Dominica’s Thea LaFond finished eighth in the women’s triple jump to complete the island’s bid at the Pan American Games in Lima, Peru.
LaFond’s best jump was her first at 13.70m, but then she hit a slump jumping 11.44m and then registering a foul on the third. Her first jump was enough to propel her forward and continue in the competition. Sitting at number six in the pool, she jumped 13.60, 13.42 and 13.31 to take her down to the eighth position at the end of the competition.
“Well today was a bit of a disappointing day. I was happy to make finals. My farthest jump was my first jump, I was behind the board and that was good enough to get me through finals. I was definitely looking forward to going farther, securing a PB and qualifying for the Olympic Games in Tokyo next year. And basically we tweaked our run this week. I was just struggling to run off the board and get a very slow big hop and it just came back to bite me in the butt and I ended up just muscling instead of just using my speed and power from the run to get those big jumps,” LaFond revealed.

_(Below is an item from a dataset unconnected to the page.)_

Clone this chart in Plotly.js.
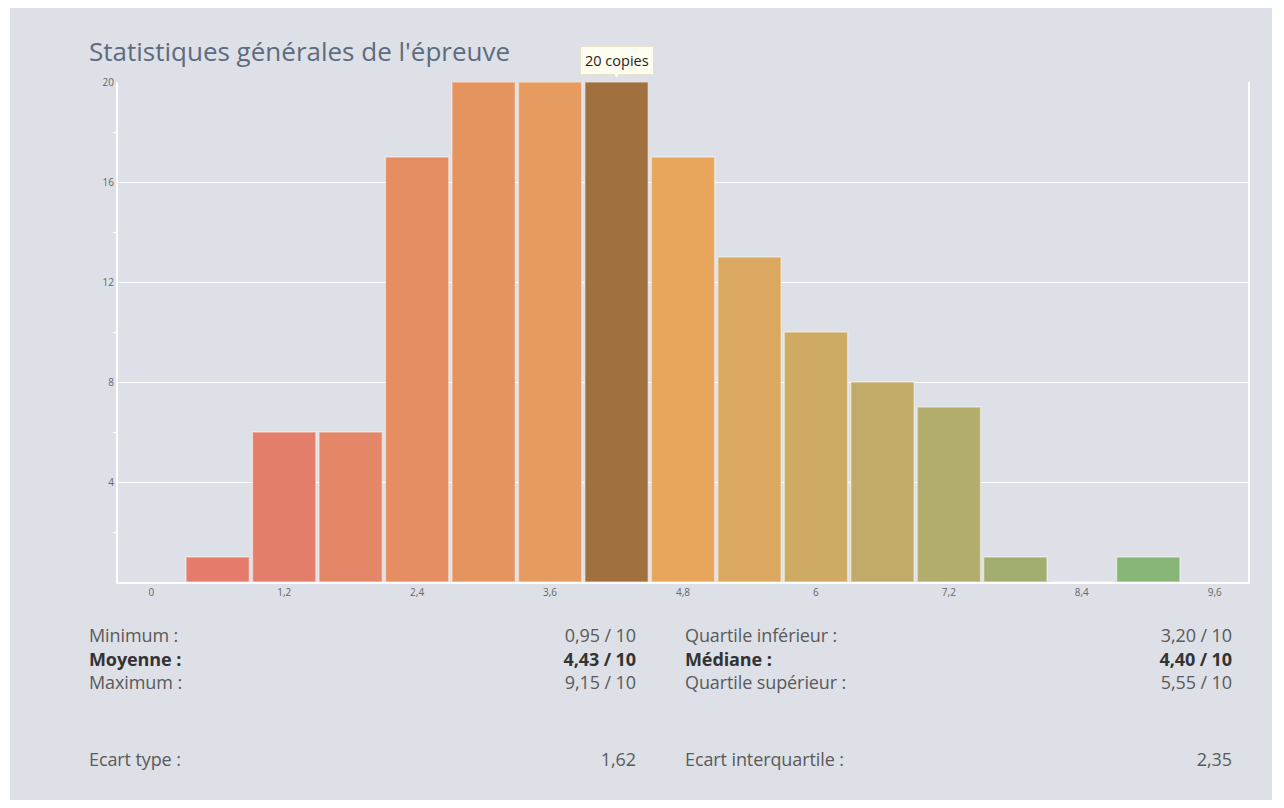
<!DOCTYPE html>
<html>
<head>
<meta charset="utf-8">
<script src="https://cdn.plot.ly/plotly-3.0.1.min.js"></script>
<style>
  html, body { margin: 0; padding: 0; background: #ffffff; }
  #panel { position: absolute; left: 10px; top: 8px; width: 1262px; height: 792px; background: #dde0e6; }
  #chart { position: absolute; left: 0; top: 0; width: 1284px; height: 620px; }
  .stat { position: absolute; font-family: "Open Sans", sans-serif; font-size: 18px; color: #5a5a5a; white-space: nowrap; letter-spacing: -0.1px; }
  .b { font-weight: bold; color: #333; }
  .r { text-align: right; }
</style>
</head>
<body>
<div id="panel"></div>
<div id="chart"></div>
<div id="stats"></div>
<script>
// Data
const binCenters = [0.6, 1.2, 1.8, 2.4, 3.0, 3.6, 4.2, 4.8, 5.4, 6.0, 6.6, 7.2, 7.8, 8.4, 9.0];
const counts     = [1, 6, 6, 17, 20, 20, 20, 17, 13, 10, 8, 7, 1, 0, 1];
const xTickVals  = [0, 1.2, 2.4, 3.6, 4.8, 6, 7.2, 8.4, 9.6];
const yTickVals  = [4, 8, 12, 16, 20];
const barColors  = ['#e47b6b','#e37e6a','#e38768','#e58e63','#e5935f','#e69c60','#a0703f','#e8a65c',
                    '#dba862','#cfaa64','#c0ab68','#b2ad6c','#a2ae70','#93b274','#88b677'];
const highlightIndex = 6;
const statLabelsLeft  = ['Minimum :', 'Moyenne :', 'Maximum :', 'Ecart type :'];
const statValuesLeft  = ['0,95 / 10', '4,43 / 10', '9,15 / 10', '1,62'];
const statLabelsRight = ['Quartile inférieur :', 'Médiane :', 'Quartile supérieur :', 'Ecart interquartile :'];
const statValuesRight = ['3,20 / 10', '4,40 / 10', '5,55 / 10', '2,35'];
const boldRow = 1;

const trace = {
  type: 'bar',
  x: binCenters,
  y: counts,
  width: 0.572,
  marker: { color: barColors, line: { color: 'rgba(255,255,255,0.45)', width: 1.5 } },
  hoverinfo: 'none'
};

const layout = {
  width: 1284, height: 620,
  margin: { l: 118, r: 36, t: 82, b: 38 },
  paper_bgcolor: 'rgba(0,0,0,0)',
  plot_bgcolor: 'rgba(0,0,0,0)',
  separators: ', ',
  showlegend: false,
  bargap: 0,
  title: {
    text: "Statistiques générales de l'épreuve",
    x: 0, xref: 'container', xanchor: 'left',
    y: 1, yref: 'container', yanchor: 'top',
    pad: { l: 89, t: 43 },
    font: { family: 'Open Sans, sans-serif', size: 26, color: '#5e6b80' }
  },
  xaxis: {
    range: [-0.3, 9.9],
    tickvals: xTickVals,
    ticktext: xTickVals.map(v => String(v).replace('.', ',')),
    showgrid: false, zeroline: false,
    showline: true, linecolor: '#ffffff', linewidth: 2,
    ticks: '', ticklen: 0,
    tickfont: { family: 'Open Sans, sans-serif', size: 10, color: '#666' },
    fixedrange: true
  },
  yaxis: {
    range: [0, 20],
    tickvals: yTickVals,
    showgrid: true, gridcolor: '#ffffff', gridwidth: 1,
    zeroline: false,
    showline: true, linecolor: '#ffffff', linewidth: 2, mirror: true,
    ticks: '',
    minor: { tickvals: [2, 6, 10, 14, 18], ticks: 'outside', ticklen: 3, tickcolor: '#ffffff', tickwidth: 1, showgrid: false },
    tickfont: { family: 'Open Sans, sans-serif', size: 10, color: '#666' },
    fixedrange: true
  },
  annotations: [
    {
      x: binCenters[highlightIndex], y: counts[highlightIndex], xref: 'x', yref: 'y',
      text: counts[highlightIndex] + ' copies',
      showarrow: true, ax: 0, ay: -22, axref: 'pixel', ayref: 'pixel',
      arrowcolor: '#fffdf0', arrowhead: 2, arrowsize: 1.6, arrowwidth: 1.5, standoff: 4,
      bgcolor: '#fffdf0', bordercolor: '#e6e2cc', borderwidth: 1, borderpad: 4,
      font: { family: 'Open Sans, sans-serif', size: 14.5, color: '#222' }
    }
  ]
};

Plotly.newPlot('chart', [trace], layout, { displayModeBar: false, staticPlot: true });

// Stats table
const rowsY = [623, 647, 670, 747];
const stats = document.getElementById('stats');
function addText(txt, left, top, right, bold) {
  const d = document.createElement('div');
  d.className = 'stat' + (bold ? ' b' : '') + (right ? ' r' : '');
  d.textContent = txt;
  d.style.top = top + 'px';
  if (right) { d.style.right = (1284 - left) + 'px'; } else { d.style.left = left + 'px'; }
  stats.appendChild(d);
}
for (let i = 0; i < 4; i++) {
  const bold = i === boldRow;
  addText(statLabelsLeft[i], 89, rowsY[i], false, bold);
  addText(statValuesLeft[i], 636, rowsY[i], true, bold);
  addText(statLabelsRight[i], 685, rowsY[i], false, bold);
  addText(statValuesRight[i], 1232, rowsY[i], true, bold);
}
</script>
</body>
</html>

Venezuela’s Yulimar Rojas went on to not only break the Pan Am Games record for the event but to register the first fifteen meter jump (15.11) in the history of the Games. That jump secured her the gold medal and LaFond said with competitors like that she needed to perform much better.
“It was a day that I had to bring it if I wanted to win it. You have Yulimar Rojas who went 15.11. A new Pan Am Games record. And that’s just so elite. You’re just watching history being made. My job was to come out there and compete to the best of my abilities and unfortunately I don’t think I really did that today. It’s disappointing but we are looking forward to Worlds in Doha this year. We’re gonna go home, we’re gonna clean up some things, we’re gonna work on that run, we’re gonna get consistent and come back better and stronger.
“As to the Dominican people, thank you so much for your love and support through this entire process. It’s always a privilege and an honour to represent you guys. I’m just so thankful. Little island, big heart, big things, big dreams. I really look forward to doing better and continuing to represent you guys to the best of my ability,” she added.
The silver medal went to Jamaica’s Shaneika Ricketts (14.77), while the bronze was won by Cuba’s Liadagmis Povea (14.60).